(2)環境をめぐる諸情勢の変化

 平成5年の環境政策大綱策定以降の環境をめぐる情勢に目を向けると、地球温暖化等の地球環境問題の深刻化や地球温暖化防止京都会議(COP3)の開催等による国内外の取組みの進展、廃棄物問題の深刻化と循環型社会構築の必要性の一層の高まり、ダイオキシン類や内分泌攪乱化学物質(いわゆる環境ホルモン)による新たな化学物質問題の顕在化、環境影響評価法の制定などに見られるように、環境問題の状況や取組みは大きく変化・進展してきている。
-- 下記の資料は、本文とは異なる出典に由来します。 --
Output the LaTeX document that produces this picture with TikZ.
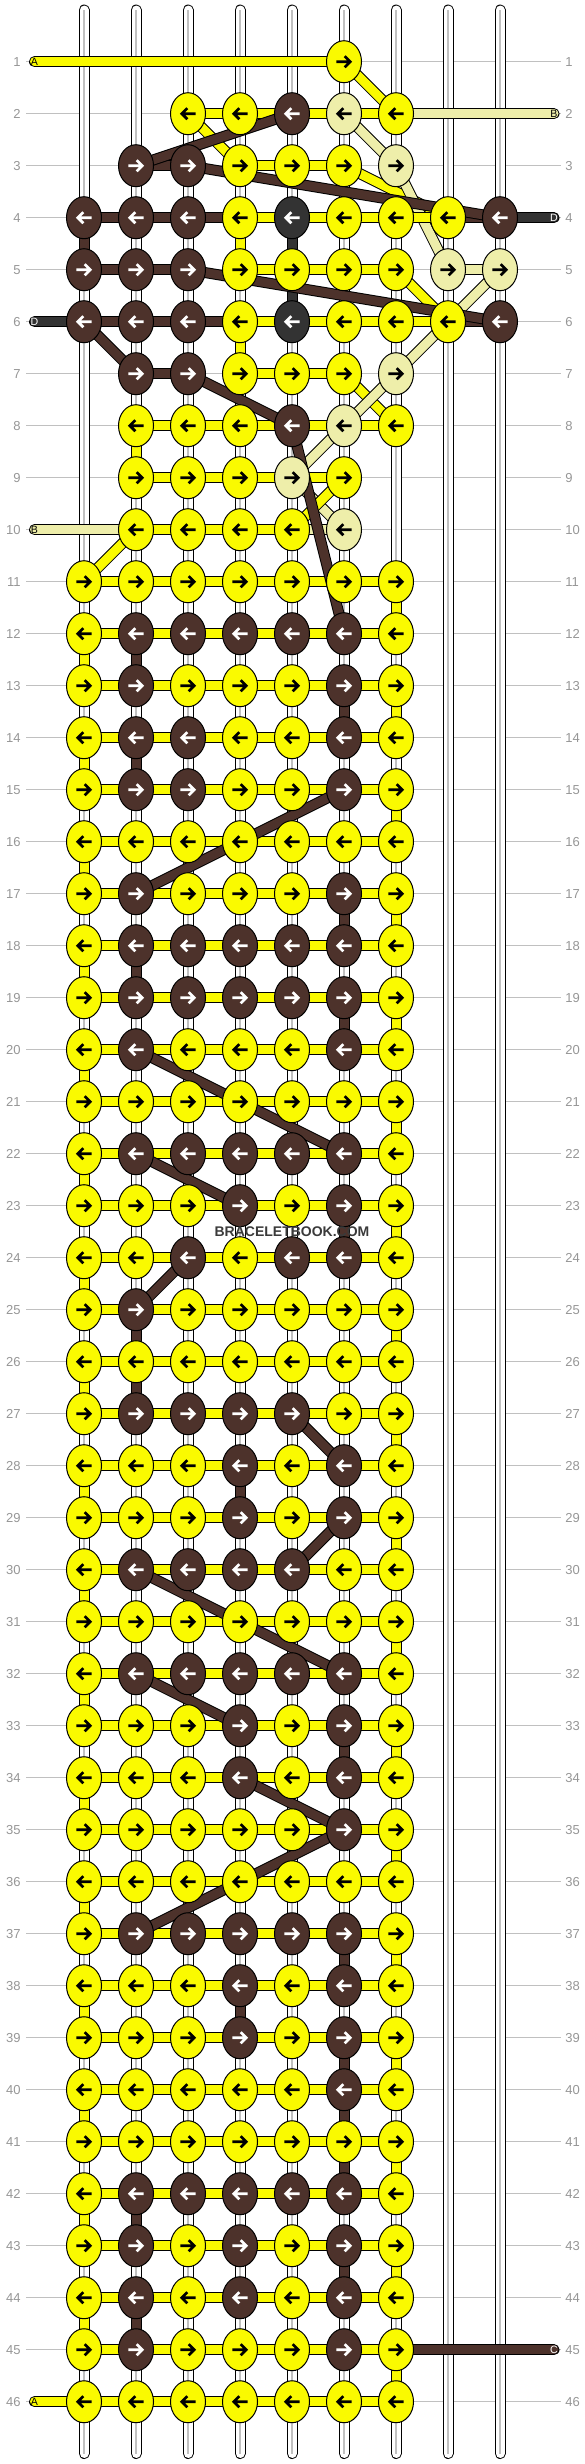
\documentclass[tikz,border=0pt]{standalone}
\usepackage{fontspec}
\setmainfont{Liberation Sans}
\usetikzlibrary{shapes.geometric}
\pgfdeclarelayer{tubes}
\pgfdeclarelayer{bg}
\pgfsetlayers{tubes,bg,main}

\definecolor{colY}{RGB}{250,250,0}
\definecolor{colB}{RGB}{77,50,43}
\definecolor{colP}{RGB}{238,238,170}
\definecolor{colD}{RGB}{51,51,51}
\definecolor{gridgray}{RGB}{192,192,192}
\definecolor{numgray}{RGB}{150,150,150}
\definecolor{markgray}{RGB}{58,58,58}

\tikzset{arrow colour/.store in=\arrcol, arrow colour=black}

\begin{document}
\begin{tikzpicture}[x=0.5pt, y=-0.5pt,
knot/.style={ellipse, draw=black, line width=0.5pt, minimum width=17.5pt, minimum height=21pt, inner sep=0pt},
kY/.style={knot, fill=colY, arrow colour=black},
kB/.style={knot, fill=colB, arrow colour=white},
kP/.style={knot, fill=colP, arrow colour=black},
kD/.style={knot, fill=colD, arrow colour=white},
d1/.style={path picture={\draw[\arrcol, line width=1.35pt, shift={(path picture bounding box.center)}]
  (-3.85pt,0pt) -- (3pt,0pt) (0.35pt,2.75pt) -- (3.1pt,0pt) -- (0.35pt,-2.75pt);}},
d0/.style={path picture={\draw[\arrcol, line width=1.35pt, shift={(path picture bounding box.center)}]
  (3.85pt,0pt) -- (-3pt,0pt) (-0.35pt,2.75pt) -- (-3.1pt,0pt) -- (-0.35pt,-2.75pt);}},
bar/.style={draw=black, line width=0.5pt, double=#1, double distance=4.5pt},
strand/.style={bar=#1, line cap=round},
tubeline/.style={gridgray, line width=0.6pt},
rowline/.style={gridgray, line width=0.5pt},
rowlab/.style={text=numgray, font=\fontsize{6.5}{7}\selectfont, inner sep=0pt},
endlab/.style={font=\fontsize{5.3}{6}\selectfont, inner sep=0pt},
]
\useasboundingbox (0,0) rectangle (584,2464);

% threads hanging down
\foreach \cc in {1,...,9} {
  \coordinate (t-\cc) at ({84+(\cc-1)*52},10);
  \coordinate (b-\cc) at ({84+(\cc-1)*52},2453.5);
}

\foreach \r in {1,...,46} {
  \node[rowlab, anchor=east] (ll-\r) at (21,{61.7+(\r-1)*52}) {\r};
  \node[rowlab, anchor=west] (rl-\r) at (565,{61.7+(\r-1)*52}) {\r};
}

% knots of the first ten rows
\foreach \r/\cc/\k in {1/6/Y,
  2/3/Y, 2/4/Y, 2/5/B, 2/6/P, 2/7/Y,
  3/2/B, 3/3/B, 3/4/Y, 3/5/Y, 3/6/Y, 3/7/P,
  4/1/B, 4/2/B, 4/3/B, 4/4/Y, 4/5/D, 4/6/Y, 4/7/Y, 4/8/Y, 4/9/B,
  5/1/B, 5/2/B, 5/3/B, 5/4/Y, 5/5/Y, 5/6/Y, 5/7/Y, 5/8/P, 5/9/P,
  6/1/B, 6/2/B, 6/3/B, 6/4/Y, 6/5/D, 6/6/Y, 6/7/Y, 6/8/Y, 6/9/B,
  7/2/B, 7/3/B, 7/4/Y, 7/5/Y, 7/6/Y, 7/7/P,
  8/2/Y, 8/3/Y, 8/4/Y, 8/5/B, 8/6/P, 8/7/Y,
  9/2/Y, 9/3/Y, 9/4/Y, 9/5/P, 9/6/Y,
  10/2/Y, 10/3/Y, 10/4/Y, 10/5/Y, 10/6/P} {
  \pgfmathtruncatemacro\odd{mod(\r,2)}
  \node[k\k, d\odd] (k-\r-\cc) at ({84+(\cc-1)*52},{61.7+(\r-1)*52}) {};
}

% knots of rows 11 to 46
\foreach \r/\ka/\kb/\kc/\kd/\ke/\kf/\kg in {
  11/Y/Y/Y/Y/Y/Y/Y, 12/Y/B/B/B/B/B/Y, 13/Y/B/Y/Y/Y/B/Y, 14/Y/B/B/Y/Y/B/Y,
  15/Y/B/B/Y/Y/B/Y, 16/Y/Y/Y/Y/Y/Y/Y, 17/Y/B/Y/Y/Y/B/Y, 18/Y/B/B/B/B/B/Y,
  19/Y/B/B/B/B/B/Y, 20/Y/B/Y/Y/Y/B/Y, 21/Y/Y/Y/Y/Y/Y/Y, 22/Y/B/B/B/B/B/Y,
  23/Y/Y/Y/B/Y/B/Y, 24/Y/Y/B/Y/B/B/Y, 25/Y/B/Y/Y/Y/Y/Y, 26/Y/Y/Y/Y/Y/Y/Y,
  27/Y/B/B/B/B/Y/Y, 28/Y/Y/Y/B/Y/B/Y, 29/Y/Y/Y/B/Y/B/Y, 30/Y/B/B/B/B/Y/Y,
  31/Y/Y/Y/Y/Y/Y/Y, 32/Y/B/B/B/B/B/Y, 33/Y/Y/Y/B/Y/B/Y, 34/Y/Y/Y/B/Y/B/Y,
  35/Y/Y/Y/Y/Y/B/Y, 36/Y/Y/Y/Y/Y/Y/Y, 37/Y/B/B/B/B/B/Y, 38/Y/Y/Y/B/Y/B/Y,
  39/Y/Y/Y/B/Y/B/Y, 40/Y/Y/Y/Y/Y/B/Y, 41/Y/Y/Y/Y/Y/Y/Y, 42/Y/B/B/B/B/B/Y,
  43/Y/B/Y/B/Y/B/Y, 44/Y/B/Y/B/Y/B/Y, 45/Y/B/Y/Y/Y/B/Y, 46/Y/Y/Y/Y/Y/Y/Y} {
  \pgfmathtruncatemacro\odd{mod(\r,2)}
  \foreach \k [count=\cc] in {\ka,\kb,\kc,\kd,\ke,\kf,\kg}
    \node[k\k, d\odd] (k-\r-\cc) at ({84+(\cc-1)*52},{61.7+(\r-1)*52}) {};
}

% loose ends
\node[endlab] (eA1) at (34.5,61.7) {A};
\node[endlab] (eB2) at (554,113.7) {B};
\node[endlab, text=white] (eD4) at (554,217.7) {D};
\node[endlab, text=white] (eD6) at (34.5,321.7) {D};
\node[endlab] (eB10) at (34.5,529.7) {B};
\node[endlab, text=white] (eC45) at (554,2349.7) {C};
\node[endlab] (eA46) at (34.5,2401.7) {A};

\node[font=\bfseries\fontsize{7}{8}\selectfont, text=markgray, inner sep=0pt] (mark) at (292,1231.7) {BRACELETBOOK.COM};

\begin{pgfonlayer}{tubes}
\foreach \r in {1,...,46}
  \draw[rowline] ([xshift=2.5pt]ll-\r.east) -- ([xshift=-2pt]rl-\r.west);
\foreach \cc in {1,...,9} {
  \draw[strand=white] (t-\cc) -- (b-\cc);
  \draw[tubeline] (t-\cc) -- (b-\cc);
}
\end{pgfonlayer}

\begin{pgfonlayer}{bg}
% coloured bits of the hanging threads
\foreach \r/\cc/\k in {4/1/B, 4/4/Y, 4/5/D, 5/5/D, 6/4/Y, 8/2/Y,
  12/2/B, 13/6/B, 14/2/B, 17/6/B, 18/2/B, 19/6/B, 23/6/B, 25/2/B, 26/2/B,
  28/4/B, 33/6/B, 37/6/B, 38/4/B, 39/6/B, 40/6/B, 41/6/B, 42/2/B, 43/6/B, 44/2/B} {
  \pgfmathtruncatemacro\rn{\r+1}
  \draw[bar=col\k] (k-\r-\cc.center) -- (k-\rn-\cc.center);
}
\foreach \r in {12,14,...,44} {
  \pgfmathtruncatemacro\rn{\r+1}
  \draw[bar=colY] (k-\r-1.center) -- (k-\rn-1.center);
}
\foreach \r in {11,13,...,45} {
  \pgfmathtruncatemacro\rn{\r+1}
  \draw[bar=colY] (k-\r-7.center) -- (k-\rn-7.center);
}

\foreach \ra/\ca/\rb/\cb/\k in {1/6/2/7/Y, 2/3/3/4/Y, 2/6/3/7/P, 3/6/4/8/Y, 3/7/5/8/P,
  5/7/6/8/Y, 5/9/6/8/P, 6/8/7/7/P, 7/6/8/7/Y, 7/7/8/6/P, 8/6/9/5/P,
  9/5/10/6/P, 9/6/10/5/Y, 10/2/11/1/Y}
  \draw[bar=col\k] (k-\ra-\ca.center) -- (k-\rb-\cb.center);

% carrier rows
\foreach \r/\cc/\k in {2/3/Y, 2/4/Y, 2/5/Y, 2/6/Y,
  3/2/B, 3/4/Y, 3/5/Y,
  4/1/B, 4/2/B, 4/3/B, 4/4/Y, 4/5/Y, 4/6/Y, 4/7/Y, 4/8/B,
  5/1/B, 5/2/B, 5/4/Y, 5/5/Y, 5/6/Y, 5/8/P,
  6/1/B, 6/2/B, 6/3/B, 6/4/Y, 6/5/Y, 6/6/Y, 6/7/Y, 6/8/B,
  7/2/B, 7/4/Y, 7/5/Y,
  8/2/Y, 8/3/Y, 8/4/Y, 8/5/Y, 8/6/Y,
  9/2/Y, 9/3/Y, 9/4/Y, 9/5/Y,
  10/2/Y, 10/3/Y, 10/4/Y, 10/5/P} {
  \pgfmathtruncatemacro\cn{\cc+1}
  \draw[bar=col\k] (k-\r-\cc.center) -- (k-\r-\cn.center);
}
\foreach \r in {11,...,46}
  \foreach \cc in {1,...,6} {
    \pgfmathtruncatemacro\cn{\cc+1}
    \draw[bar=colY] (k-\r-\cc.center) -- (k-\r-\cn.center);
  }

\draw[strand=colY] (eA1.center) -- (k-1-6.center);
\draw[strand=colP] (k-2-7.center) -- (eB2.center);
\draw[strand=colD] (k-4-9.center) -- (eD4.center);
\draw[strand=colD] (eD6.center) -- (k-6-1.center);
\draw[strand=colP] (eB10.center) -- (k-10-2.center);
\draw[strand=colB] (k-45-7.center) -- (eC45.center);
\draw[strand=colY] (eA46.center) -- (k-46-1.center);

% the brown thread
\foreach \ra/\ca/\rb/\cb in {2/5/3/2, 3/3/4/9, 5/3/6/9, 6/1/7/2, 7/3/8/5, 8/5/12/6,
  15/6/17/2, 20/2/22/6, 22/2/23/4, 24/3/25/2, 27/5/28/6, 29/6/30/5,
  30/2/32/6, 32/2/33/4, 34/4/35/6, 35/6/37/2}
  \draw[bar=colB] (k-\ra-\ca.center) -- (k-\rb-\cb.center);
\end{pgfonlayer}
\end{tikzpicture}
\end{document}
 このような環境問題は、日常的な通常の諸活動に起因するものも多く、また、その発生・影響メカニズムは複雑化しており、抜本的な解決を図るためには、社会を構成する全ての主体が、適切な役割分担の下で、大量生産・大量消費・大量廃棄型の社会経済活動や生活様式等を見直し、少子・高齢化、高度情報化等の内外の経済社会の構造変化を見据えつつ、社会そのものを環境負荷の少ない循環型の経済社会に変えていくことが求められている。特に、国民一人一人の環境保全への取組みは重要であり、その暮らしの中で、国民自らが環境負荷の少ない生活様式に切り替えていくことが必要である。
 一方では、こうした環境をめぐる状況を背景に、国民の環境問題への意識は一層高まっている。また、住宅・社会資本整備については、その事業の実施過程において必然的に自然環境に対し働きかけを伴うものであることから、国民の関心が向けられており、国民との情報の共有やコミュニケーションの推進等により、説明責任を果たしながら、国民の理解を深め、社会的合意の円滑な形成に努めていくことが必要となっている。